Pine
An intuitive web interface for Treebanking.
Built by Alexander Gottlieb.
Terminology
Pine uses Dependency Grammar.
Parent, Head - The word depended on by a child/daughter/descendent through a dependency relation.
Child, Daughter, Descendent = The dependent of a parent/head word.
Artificial Root = The topmost node of a dependency tree. This is not a word in the sentence but is simply drawn to respect the rule that every word must have exactly one parent. See the Universal Dependencies explanation
Root Descendent = The first word descending from the artificial root, usually a verb.
File Support
Pine supports uploading treebanks in the Universal Dependencies CoNLL-U format (.conllu).
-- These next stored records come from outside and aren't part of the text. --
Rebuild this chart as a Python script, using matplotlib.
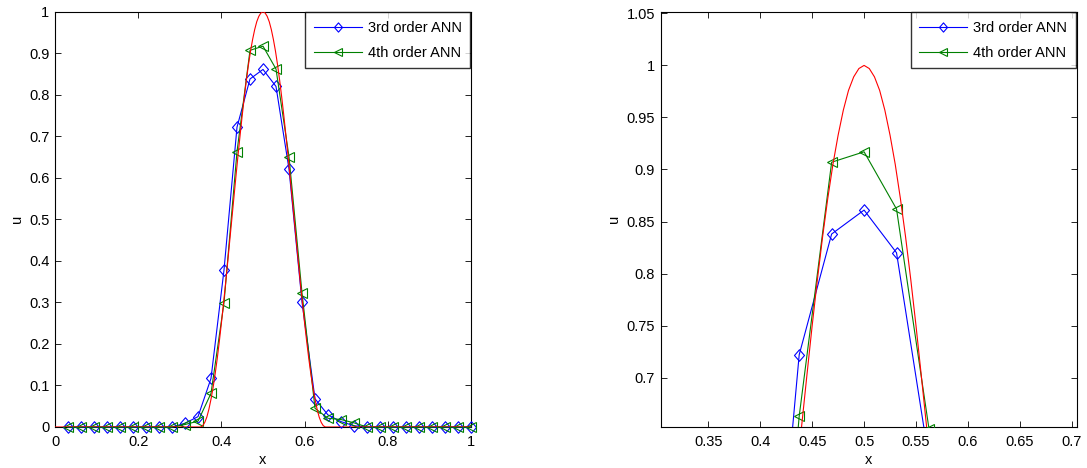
import numpy as np
import matplotlib
matplotlib.use("Agg")
import matplotlib.pyplot as plt
from matplotlib.path import Path
from matplotlib.ticker import FuncFormatter, FixedLocator

plt.rcParams['font.family'] = ['Liberation Sans', 'DejaVu Sans']

# Grid nodes (dx = 1/32)
x_nodes = np.arange(1, 33) / 32.0

# 3rd order ANN solution at the nodes
u_ann3 = [0, 0, 0, 0, 0, 0, 0, 0, 0,
          0.009, 0.025, 0.117, 0.378, 0.722, 0.838, 0.861, 0.820, 0.621,
          0.301, 0.068, 0.029, 0.013, 0.003,
          0, 0, 0, 0, 0, 0, 0, 0, 0]

# 4th order ANN solution at the nodes
u_ann4 = [0, 0, 0, 0, 0, 0, 0, 0, 0,
          0.006, 0.014, 0.081, 0.299, 0.663, 0.907, 0.917, 0.862, 0.651,
          0.323, 0.045, 0.021, 0.018, 0.010,
          0, 0, 0, 0, 0, 0, 0, 0, 0]

# Exact pulse, sampled on a fine grid across its support, flat zero elsewhere
x_exact = np.concatenate([[0.0], np.round(np.arange(0.35, 0.65001, 0.005), 3), [1.0]])
u_exact = [0.0,
           0.000, 0.003, 0.011, 0.024, 0.043, 0.067, 0.095, 0.128, 0.165, 0.206,
           0.250, 0.297, 0.345, 0.396, 0.448, 0.500, 0.552, 0.604, 0.655, 0.703,
           0.750, 0.794, 0.835, 0.872, 0.905, 0.933, 0.957, 0.976, 0.989, 0.997,
           1.000,
           0.997, 0.989, 0.976, 0.957, 0.933, 0.905, 0.872, 0.835, 0.794, 0.750,
           0.703, 0.655, 0.604, 0.552, 0.500, 0.448, 0.396, 0.345, 0.297, 0.250,
           0.206, 0.165, 0.128, 0.095, 0.067, 0.043, 0.024, 0.011, 0.003, 0.000,
           0.0]

labels = ['3rd order ANN', '4th order ANN']

# slightly tall diamond marker
diamond = Path([(0, 1), (0.87, 0), (0, -1), (-0.87, 0), (0, 1)],
               [Path.MOVETO, Path.LINETO, Path.LINETO, Path.LINETO, Path.CLOSEPOLY])

W, H = 1087, 468
fig = plt.figure(figsize=(W / 100, H / 100), dpi=100)

def px_axes(x0, y0, x1, y1):
    return fig.add_axes([x0 / W, 1 - y1 / H, (x1 - x0) / W, (y1 - y0) / H])

ax1 = px_axes(55, 11.7, 471, 427)
ax2 = px_axes(660.7, 11.7, 1076.7, 427)

fmt = FuncFormatter(lambda v, p: ('%g' % round(v, 4)))
FS = 10.5

def draw(ax):
    ax.plot(x_nodes, u_ann3, color='blue', lw=0.8, marker=diamond, ms=8.3,
            mfc='none', mec='blue', mew=0.8, label=labels[0], clip_on=False, zorder=3)
    ax.plot(x_nodes, u_ann4, color=(0, 0.5, 0), lw=0.8, marker='<', ms=7.8,
            mfc='none', mec=(0, 0.5, 0), mew=0.8, label=labels[1], clip_on=False, zorder=4)
    ax.plot(x_exact, u_exact, color='red', lw=0.8, zorder=5)
    ax.tick_params(direction='in', length=4, width=0.6, top=True, right=True,
                   labelsize=FS, colors='black')
    ax.tick_params(axis='x', pad=6)
    ax.tick_params(axis='y', pad=4)
    for s in ax.spines.values():
        s.set_linewidth(0.8)
    ax.xaxis.set_major_formatter(fmt)
    ax.yaxis.set_major_formatter(fmt)
    ax.set_xlabel('x', fontsize=FS, labelpad=3)
    ax.set_ylabel('u', fontsize=FS, labelpad=4)
    leg = ax.legend(loc='upper right', fontsize=FS, frameon=True, fancybox=False,
                    edgecolor='black', borderaxespad=0.05, handlelength=3.3,
                    handletextpad=0.4, borderpad=0.6, labelspacing=0.72,
                    markerscale=0.8)
    leg.get_frame().set_linewidth(1.0)

draw(ax1)
ax1.set_xlim(0, 1)
ax1.set_ylim(0, 1)
ax1.xaxis.set_major_locator(FixedLocator(np.arange(0, 1.01, 0.2)))
ax1.yaxis.set_major_locator(FixedLocator(np.arange(0, 1.01, 0.1)))

draw(ax2)
for ln in ax2.lines:
    ln.set_clip_on(True)
ax2.set_xlim(0.3041, 0.7048)
ax2.set_ylim(0.6526, 1.0516)
ax2.xaxis.set_major_locator(FixedLocator(np.arange(0.35, 0.701, 0.05)))
ax2.yaxis.set_major_locator(FixedLocator(np.arange(0.7, 1.051, 0.05)))

fig.savefig('out.png', dpi=100)
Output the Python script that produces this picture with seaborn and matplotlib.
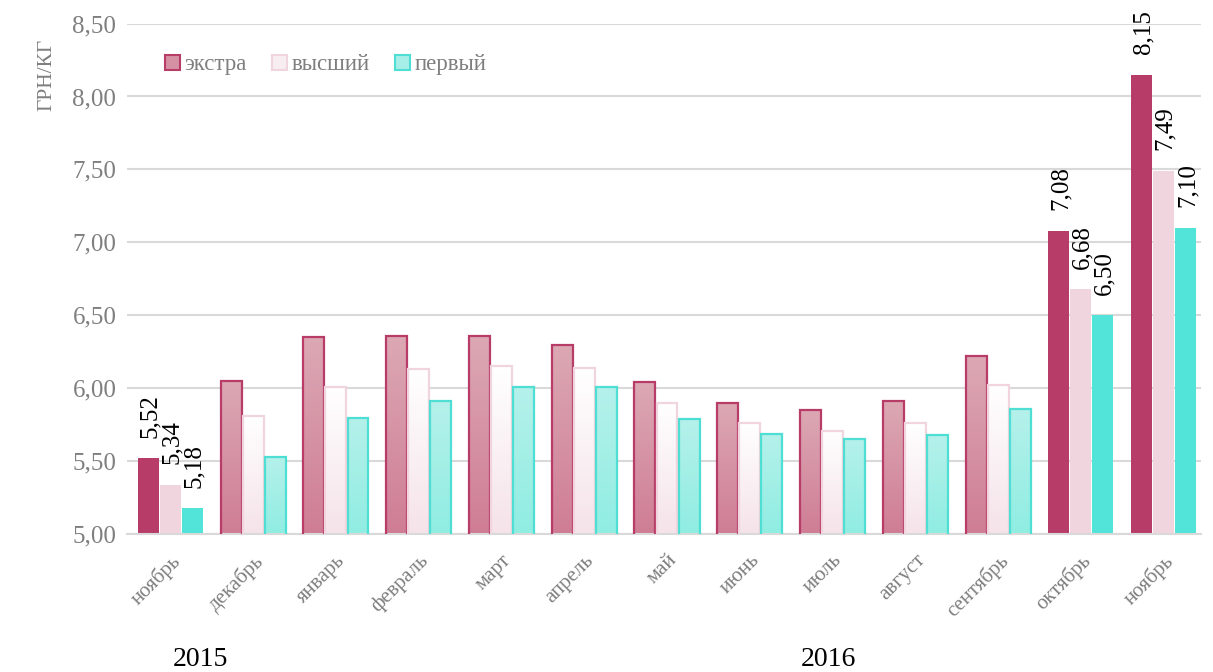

When importing a treebank with partial or invalid sentences, some words may be altered to match the CoNLL-U specification. In particular:
- any orphan words (words with no parent specified) are attached to the root descendent
- if multiple words share the artificial root, the first is chosen as the root descendent and all others will descend from this
Multiword Tokens
Multiword tokens are not supported. If a file is imported that contains a multiword token, it will be imported as multiple ordinary words. In this example from Universal Dependencies: 'Vámonos' would be ignored, while 'vamos' and 'nos' would be imported as separate words.
1-2 vámonos _
1 vamos ir
2 nos nosotros
Empty Nodes
Empty nodes (ellipsis) have limited support. They can be imported and exported but not viewed or edited with Pine. This means you may upload and edit a CoNLL-U file containing empty nodes and they will appear in the outputted CoNLL-U file when you come to export.
If you delete a word which precedes 1 or more empty nodes, the empty nodes will be deleted as well. To use an example from Universal Dependencies:
1 Sue Sue
2 likes like
3 coffee coffee
4 and and
5 Bill Bill
5.1 likes like
6 tea tea
Deleting word 5 'Bill' will also delete empty node 5.1 'likes'.
Annotation Data
Pine currently has limited support for the following annotations: Features (FEATS), Enhanced Dependencies (DEPS), Miscellaneous (MISC). These fields will be imported and exported with existing CoNLL-U data but cannot be edited.